The main takeaway of this week’s list is what we are NOT discussing: the Epstein files, the five-year anniversary of Jan. 6, the affordability crisis and Trump’s tariffs exacerbating rising prices, rising healthcare premiums, the MAGAverse implosion, and of course, Trump’s health decline. Those story lines were the top themes amid his falling approval on every issue and overall, until he decided to orchestrate a coup — a classic ‘wag the dog’ operation.
Trump has been, throughout both regimes, a master of distraction — of throwing shiny coins and having what remains of our media chase that story instead of the ones he did not want covered. We saw this earlier in the second regime, when he bombed Iran’s nuclear sites. He was itching for another story to drive the headlines from his considerable problems, and he got it.

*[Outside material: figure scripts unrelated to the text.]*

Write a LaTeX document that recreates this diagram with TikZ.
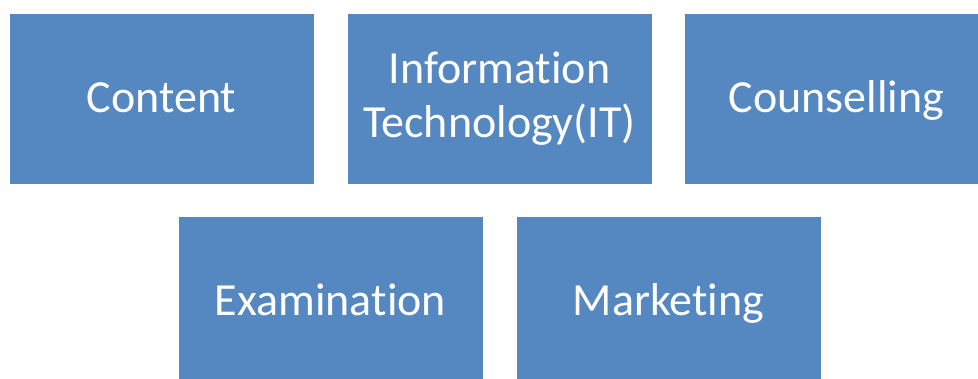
\documentclass[tikz,border=0pt]{standalone}
\usepackage{fontspec}
\setmainfont[Ligatures=NoCommon]{Carlito}
\definecolor{boxblue}{HTML}{5587C0}
\begin{document}
\begin{tikzpicture}[x=1pt,y=-1pt,
  blk/.style={fill=boxblue,draw=white,line width=0.8pt,text=white,
    font=\fontsize{46}{54}\selectfont,align=center,inner sep=0pt,
    minimum width=305pt,minimum height=171pt},
  oneline/.style={text height=40pt,text depth=13pt}]
\useasboundingbox (0,0) rectangle (978,378);
\begin{scope}
\clip (0,0) rectangle (978,378);
\node[blk,oneline] (content) at (161.5,98.5) {Content};
\node[blk] (it) at (499.5,98.5) {Information\\Technology(IT)};
\node[blk,oneline] (couns) at (836.5,98.5) {Counselling};
\node[blk,oneline] (exam) at (330.5,301.5) {Examination};
\node[blk,oneline] (mkt) at (668.5,301.5) {Marketing};
\end{scope}
\end{tikzpicture}
\end{document}
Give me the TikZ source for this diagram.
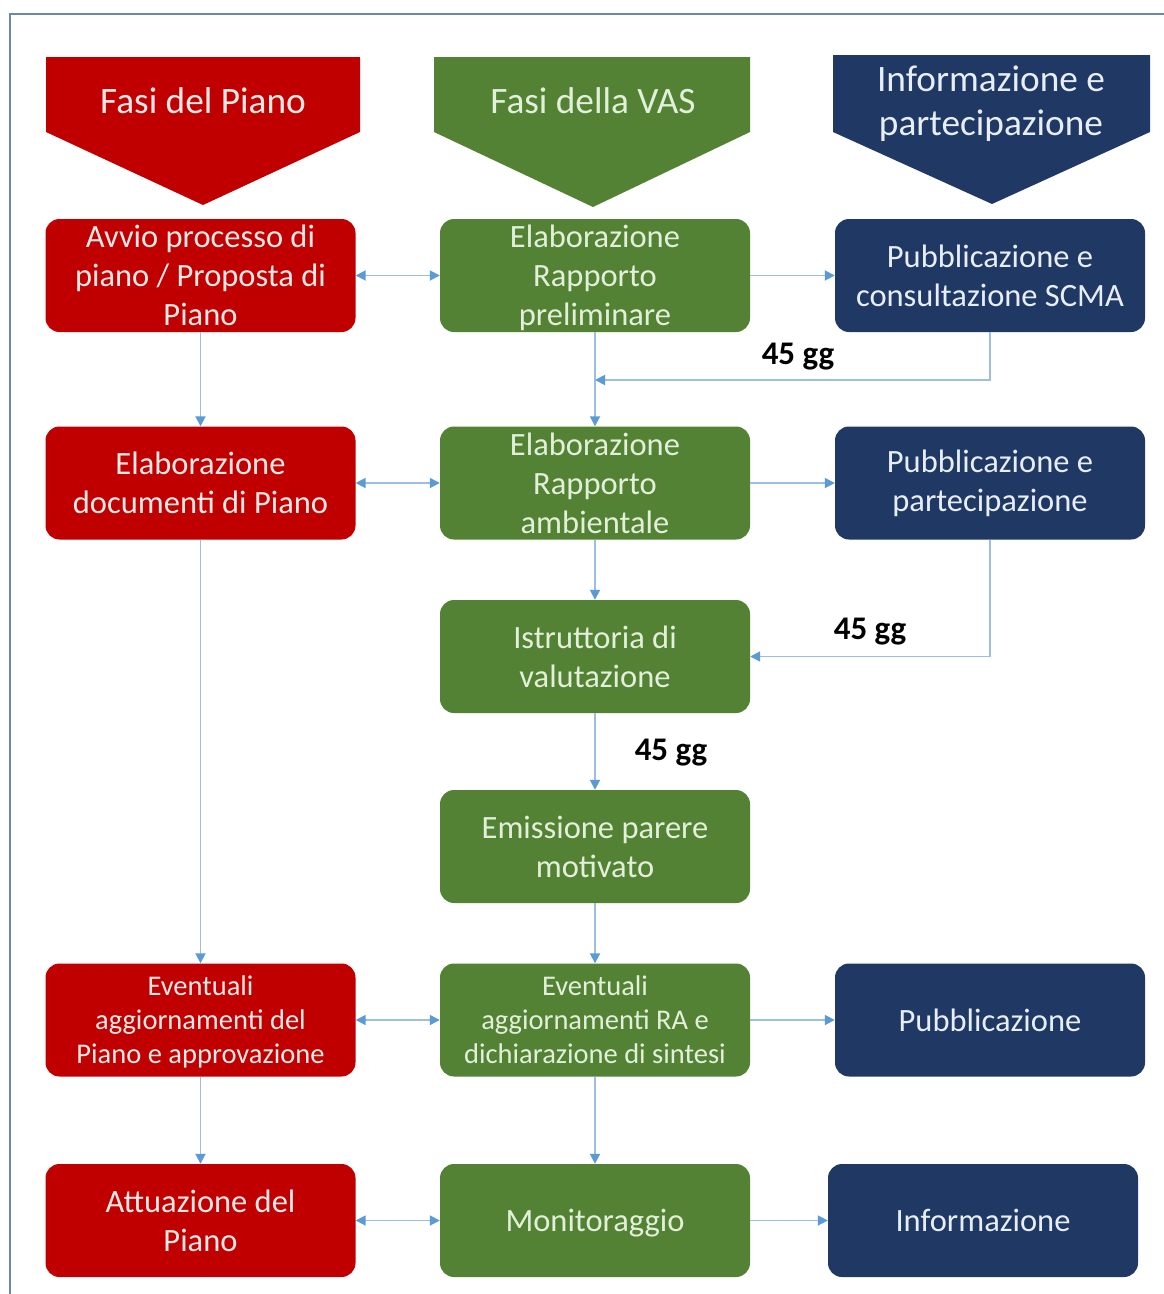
\documentclass[tikz,border=0pt]{standalone}
\usepackage{fontspec}
\setmainfont{Carlito}
\usetikzlibrary{arrows.meta}
\definecolor{cred}{HTML}{C00000}
\definecolor{cgreen}{HTML}{548235}
\definecolor{cnavy}{HTML}{203864}
\definecolor{tred}{HTML}{FBE9E7}
\definecolor{tgreen}{HTML}{E2F0D9}
\definecolor{tnavy}{HTML}{E8EEF8}
\definecolor{cline}{HTML}{9DBDE3}
\definecolor{ctip}{HTML}{5B9BD5}
\definecolor{cframe}{HTML}{6A88AE}
\newcommand{\nd}[1]{\raisebox{0pt}[\height][0pt]{#1}}
\tikzset{
  box/.style={rounded corners=14pt, minimum width=310pt, minimum height=113pt,
    inner sep=1pt, align=center, font=\fontsize{32.5}{39}\selectfont},
  rbox/.style={box, fill=cred, text=tred},
  gbox/.style={box, fill=cgreen, text=tgreen},
  nbox/.style={box, fill=cnavy, text=tnavy},
  small/.style={font=\fontsize{28.5}{34}\selectfont},
  hdr/.style={align=center, font=\fontsize{37.3}{44}\selectfont},
  conn/.style={draw=cline, line width=1.8pt},
  tipR/.style={-{Triangle[length=10pt,width=10pt,color=ctip]}},
  tipLR/.style={{Triangle[length=10pt,width=10pt,color=ctip]}-{Triangle[length=10pt,width=10pt,color=ctip]}},
  gg/.style={font=\fontsize{33}{36}\selectfont\bfseries, text=black}
}
\begin{document}
\begin{tikzpicture}[x=1pt,y=-1pt]
\useasboundingbox (0,0) rectangle (1164,1294);
\fill[white] (0,0) rectangle (1164,1294);
\draw[cframe, line width=1.6pt] (1164,14) -- (10,14) -- (10,1294);
% headers
\fill[cred] (46,57) -- (360,57) -- (360,132) -- (203,205) -- (46,132) -- cycle;
\fill[cgreen] (434,57) -- (750,57) -- (750,132) -- (593,207) -- (434,132) -- cycle;
\fill[cnavy] (833,55) -- (1150,55) -- (1150,132) -- (992,204) -- (833,132) -- cycle;
\node[hdr, text=tred] (h1) at (203,101) {Fasi del Piano};
\node[hdr, text=tgreen] (h2) at (593,101) {Fasi della VAS};
\node[hdr, text=tnavy] (h3) at (991,104) {Informazione e\\partecipazione};
% row 1
\node[rbox] (r1) at (200.5,275.5) {Avvio processo di\\piano / Proposta di\\Piano};
\node[gbox] (g1) at (595,275.5) {Elaborazione\\Rapporto\\\nd{preliminare}};
\node[nbox] (b1) at (990,275.5) {Pubblicazione e\\consultazione SCMA};
% row 2
\node[rbox] (r2) at (200.5,483) {Elaborazione\\documenti di Piano};
\node[gbox] (g2) at (595,483) {Elaborazione\\Rapporto\\ambientale};
\node[nbox] (b2) at (990,483) {Pubblicazione e\\partecipazione};
% row 3, 4
\node[gbox] (g3) at (595,656.5) {Istruttoria di\\valutazione};
\node[gbox] (g4) at (595,846.5) {Emissione parere\\motivato};
% row 5
\node[rbox, small] (r5) at (200.5,1020) {Eventuali\\aggiornamenti del\\\nd{Piano e approvazione}};
\node[gbox, small] (g5) at (595,1020) {Eventuali\\aggiornamenti RA e\\dichiarazione di sintesi};
\node[nbox] (b5) at (990,1020) {Pubblicazione};
% row 6
\node[rbox] (r6) at (200.5,1220.5) {Attuazione del\\Piano};
\node[gbox] (g6) at (595,1220.5) {\nd{Monitoraggio}};
\node[nbox] (b6) at (983,1220.5) {Informazione};
% connectors
\draw[conn, tipLR] (r1.east) -- (g1.west);
\draw[conn, tipR] (g1.east) -- (b1.west);
\draw[conn, tipR] (r1.south) -- (r2.north);
\draw[conn, tipR] (g1.south) -- (g2.north);
\coordinate (j1) at (595,380);
\draw[conn, tipR] (b1.south) |- (j1);
\draw[conn, tipLR] (r2.east) -- (g2.west);
\draw[conn, tipR] (g2.east) -- (b2.west);
\draw[conn, tipR] (g2.south) -- (g3.north);
\draw[conn, tipR] (b2.south) |- (g3.east);
\draw[conn, tipR] (g3.south) -- (g4.north);
\draw[conn, tipR] (r2.south) -- (r5.north);
\draw[conn, tipR] (g4.south) -- (g5.north);
\draw[conn, tipLR] (r5.east) -- (g5.west);
\draw[conn, tipR] (g5.east) -- (b5.west);
\draw[conn, tipR] (r5.south) -- (r6.north);
\draw[conn, tipR] (g5.south) -- (g6.north);
\draw[conn, tipLR] (r6.east) -- (g6.west);
\draw[conn, tipR] (g6.east) -- (b6.west);
% labels
\node[gg] (l1) at (798,357) {45 gg};
\node[gg] (l2) at (870,632) {45 gg};
\node[gg] (l3) at (671,753) {45 gg};
\end{tikzpicture}
\end{document}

In what clearly was not a well thought out, if thought out at all, plan, Trump ordered the capture of Venezuelan President Nicolás Maduro. In the days after, the regime teetered from claiming it was “running” Venezuela, to not running, to running again. When that story started to become stale, the narrative switched to seizing Greenland through military action, to buying Greenland, to all options are on the table. Trump, who ran both campaigns on an anti-interventionist “America First” platform, and claimed rights to the Nobel Peace Prize as the peacetime president, also threatened longtime U.S. allies Mexico and Colombia, as well as Cuba. He finds himself increasingly at odds with the MAGAverse, including notably his director of national intelligence, Tulsi Gabbard, who removed herself from the public discussion.
The other big story this week is Trump’s visible efforts to rewrite the history of Jan. 6, quite literally on the White House website, and in the MAGA ecosystem. The both-sides narrative also bled over to CBS News, whose owner seeks to win Trump’s favor in a proposed takeover of Warner Bros. This week Trump continued to publicly claim he won the 2020 election, although according to the testimony by former special counsel Jack Smith, we learn this week that Trump had privately acknowledged that he in fact lost.